None of these models are necessarily new. Even vaguely radical workplace concepts, like virtual offices, were tried and tested long before the pandemic. But what’s different is the breadth of options being considered. Many CEOs and leaders probably hadn’t seriously considered this range of models before.

Each model involves its own set of trade-offs. Activity-based working saves space but involves a significant cultural transformation. The hub and spoke model sounds logical, except it involves dividing a workforce not by project or job function but by geographic location. And returning to the office as it was’ is a comforting notion for many, but will only feel familiar if most people return.

ONE SIZE DOES NOT FIT ALL

A one-size-fits all approach to the workplace doesn’t seem like a likely outcome of the pandemic, nor a particularly successful strategy. Articles declaring that the future of work is remote, or hybrid, or local, are making the assumption that every organisation will do the same thing. 
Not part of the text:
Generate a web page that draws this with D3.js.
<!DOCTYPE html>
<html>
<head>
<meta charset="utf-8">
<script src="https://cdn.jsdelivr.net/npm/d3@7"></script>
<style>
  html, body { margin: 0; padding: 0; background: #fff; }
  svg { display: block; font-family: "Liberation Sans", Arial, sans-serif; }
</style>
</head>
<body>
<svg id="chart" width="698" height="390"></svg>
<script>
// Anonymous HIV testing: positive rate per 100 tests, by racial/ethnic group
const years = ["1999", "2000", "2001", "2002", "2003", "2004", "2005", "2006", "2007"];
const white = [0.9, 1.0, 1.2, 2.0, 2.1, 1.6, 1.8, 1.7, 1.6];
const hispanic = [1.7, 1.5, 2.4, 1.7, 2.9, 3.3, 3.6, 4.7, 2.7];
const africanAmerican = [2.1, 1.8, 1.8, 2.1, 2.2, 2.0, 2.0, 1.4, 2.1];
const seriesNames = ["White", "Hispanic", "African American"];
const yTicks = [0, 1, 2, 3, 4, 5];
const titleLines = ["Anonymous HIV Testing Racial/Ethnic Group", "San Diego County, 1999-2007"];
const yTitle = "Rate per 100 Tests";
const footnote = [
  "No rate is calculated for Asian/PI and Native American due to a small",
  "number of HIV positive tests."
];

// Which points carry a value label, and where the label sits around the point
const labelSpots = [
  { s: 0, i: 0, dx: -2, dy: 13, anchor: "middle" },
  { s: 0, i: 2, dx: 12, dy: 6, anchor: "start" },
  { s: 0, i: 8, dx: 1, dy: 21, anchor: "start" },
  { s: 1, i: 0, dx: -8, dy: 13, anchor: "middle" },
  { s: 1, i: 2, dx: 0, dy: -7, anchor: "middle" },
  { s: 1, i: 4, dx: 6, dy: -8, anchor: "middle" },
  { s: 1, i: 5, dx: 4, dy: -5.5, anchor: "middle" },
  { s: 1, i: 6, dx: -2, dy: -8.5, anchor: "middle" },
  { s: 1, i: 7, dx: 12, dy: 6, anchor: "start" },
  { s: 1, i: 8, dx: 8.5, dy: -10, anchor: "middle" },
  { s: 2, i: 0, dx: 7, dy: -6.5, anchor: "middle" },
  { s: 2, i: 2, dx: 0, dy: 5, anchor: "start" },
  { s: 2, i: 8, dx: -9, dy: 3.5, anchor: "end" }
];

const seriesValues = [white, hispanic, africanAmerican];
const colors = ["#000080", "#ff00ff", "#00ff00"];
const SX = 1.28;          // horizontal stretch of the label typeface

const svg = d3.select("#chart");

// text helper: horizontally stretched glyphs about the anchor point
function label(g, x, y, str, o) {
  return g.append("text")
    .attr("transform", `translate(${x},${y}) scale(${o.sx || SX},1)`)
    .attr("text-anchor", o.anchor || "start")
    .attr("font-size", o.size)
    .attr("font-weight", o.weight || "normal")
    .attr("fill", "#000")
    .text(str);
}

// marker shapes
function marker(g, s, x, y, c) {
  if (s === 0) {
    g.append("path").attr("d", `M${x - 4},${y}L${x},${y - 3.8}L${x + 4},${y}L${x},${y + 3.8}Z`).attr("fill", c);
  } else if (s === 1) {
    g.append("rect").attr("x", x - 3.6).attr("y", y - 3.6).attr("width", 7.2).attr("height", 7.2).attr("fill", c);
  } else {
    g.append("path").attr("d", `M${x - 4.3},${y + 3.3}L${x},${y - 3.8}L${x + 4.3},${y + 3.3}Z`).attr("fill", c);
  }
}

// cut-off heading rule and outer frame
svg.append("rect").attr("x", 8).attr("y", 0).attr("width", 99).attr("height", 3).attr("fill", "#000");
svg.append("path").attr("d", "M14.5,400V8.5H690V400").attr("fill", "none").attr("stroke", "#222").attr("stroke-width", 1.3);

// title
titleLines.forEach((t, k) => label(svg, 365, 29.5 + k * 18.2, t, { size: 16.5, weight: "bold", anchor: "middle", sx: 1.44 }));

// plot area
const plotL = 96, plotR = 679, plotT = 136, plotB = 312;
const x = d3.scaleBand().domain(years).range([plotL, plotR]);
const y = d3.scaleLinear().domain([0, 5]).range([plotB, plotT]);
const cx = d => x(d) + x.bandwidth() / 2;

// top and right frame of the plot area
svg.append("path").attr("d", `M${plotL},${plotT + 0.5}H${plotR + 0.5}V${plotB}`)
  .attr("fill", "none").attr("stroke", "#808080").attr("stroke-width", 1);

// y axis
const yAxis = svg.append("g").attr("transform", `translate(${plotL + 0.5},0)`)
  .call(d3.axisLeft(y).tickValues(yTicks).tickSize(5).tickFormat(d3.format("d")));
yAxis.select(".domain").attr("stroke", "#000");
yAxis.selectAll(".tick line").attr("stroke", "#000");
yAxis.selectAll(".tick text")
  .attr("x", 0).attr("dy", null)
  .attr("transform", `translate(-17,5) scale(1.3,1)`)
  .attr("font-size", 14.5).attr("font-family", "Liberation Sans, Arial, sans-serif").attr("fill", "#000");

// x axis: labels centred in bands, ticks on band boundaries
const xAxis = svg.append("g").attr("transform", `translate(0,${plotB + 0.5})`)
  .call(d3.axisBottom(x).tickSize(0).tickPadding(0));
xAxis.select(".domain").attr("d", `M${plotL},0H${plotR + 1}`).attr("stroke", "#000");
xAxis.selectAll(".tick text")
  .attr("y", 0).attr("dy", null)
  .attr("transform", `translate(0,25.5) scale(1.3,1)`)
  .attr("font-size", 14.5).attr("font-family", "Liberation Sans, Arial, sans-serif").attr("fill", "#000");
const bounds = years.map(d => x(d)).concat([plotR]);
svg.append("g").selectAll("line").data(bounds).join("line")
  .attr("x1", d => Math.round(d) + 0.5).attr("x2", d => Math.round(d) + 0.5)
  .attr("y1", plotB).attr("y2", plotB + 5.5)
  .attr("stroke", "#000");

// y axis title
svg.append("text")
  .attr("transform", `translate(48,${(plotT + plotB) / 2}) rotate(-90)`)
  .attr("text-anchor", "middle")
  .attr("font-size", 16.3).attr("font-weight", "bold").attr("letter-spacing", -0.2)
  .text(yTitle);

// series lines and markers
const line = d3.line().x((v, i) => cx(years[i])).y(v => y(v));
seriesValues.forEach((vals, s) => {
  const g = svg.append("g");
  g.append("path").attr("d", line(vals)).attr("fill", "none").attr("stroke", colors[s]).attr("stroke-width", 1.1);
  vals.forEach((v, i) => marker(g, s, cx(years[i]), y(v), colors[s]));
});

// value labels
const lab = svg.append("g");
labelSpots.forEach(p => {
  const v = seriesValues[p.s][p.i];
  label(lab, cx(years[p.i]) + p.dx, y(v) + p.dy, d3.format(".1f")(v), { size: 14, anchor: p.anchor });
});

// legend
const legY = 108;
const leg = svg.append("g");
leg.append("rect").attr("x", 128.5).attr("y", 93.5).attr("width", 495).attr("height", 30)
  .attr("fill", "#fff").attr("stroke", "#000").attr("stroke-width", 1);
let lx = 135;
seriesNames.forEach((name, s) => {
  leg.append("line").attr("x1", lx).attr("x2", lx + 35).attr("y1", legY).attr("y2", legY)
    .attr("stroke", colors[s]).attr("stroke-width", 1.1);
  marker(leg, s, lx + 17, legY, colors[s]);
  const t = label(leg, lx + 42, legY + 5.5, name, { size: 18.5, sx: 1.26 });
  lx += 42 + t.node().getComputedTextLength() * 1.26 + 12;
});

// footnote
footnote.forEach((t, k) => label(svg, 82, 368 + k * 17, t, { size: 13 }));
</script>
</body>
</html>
What we’re seeing out of Australia is that the future is much more diverse. That companies will question the way they’ve always operated. And that’s exciting.

Fora Borough, London, UK. Photography by Mark Cocksedge.

CASE STUDY: FORA BOROUGH

Technically a co-working residence, Fora Borough offers people flexible Space to be Brilliant’ in their work as well as a range of other offerings to ensure it’s fully occupied. These include wellness areas, exercise rooms and lockers, a sunlit terrace, a library and a mezzanine lounge – features people don’t experience in remote working scenarios. Taking inspiration from its physical location, it creates both public and resident-focused spaces that foster a sense of community, and encourage people to mix and linger.

Fora Borough Co-working

WHERE WILL WE WORK NEXT?

If we learned one thing about the workplace during the pandemic, perhaps it’s not that working from home was better or worse than working from an office, but that each had its merits.

There seems to a growing awareness of these differences and a growing sense that the workplace model can be one lever a company uses to tune the workplace to its needs. 

In years to come, we might look at images of workplaces prior to the pandemic and find them unrecognisable – that we thought it was normal for the headquarters of a legal firm, a newspaper or a technology company to look and operate much the same.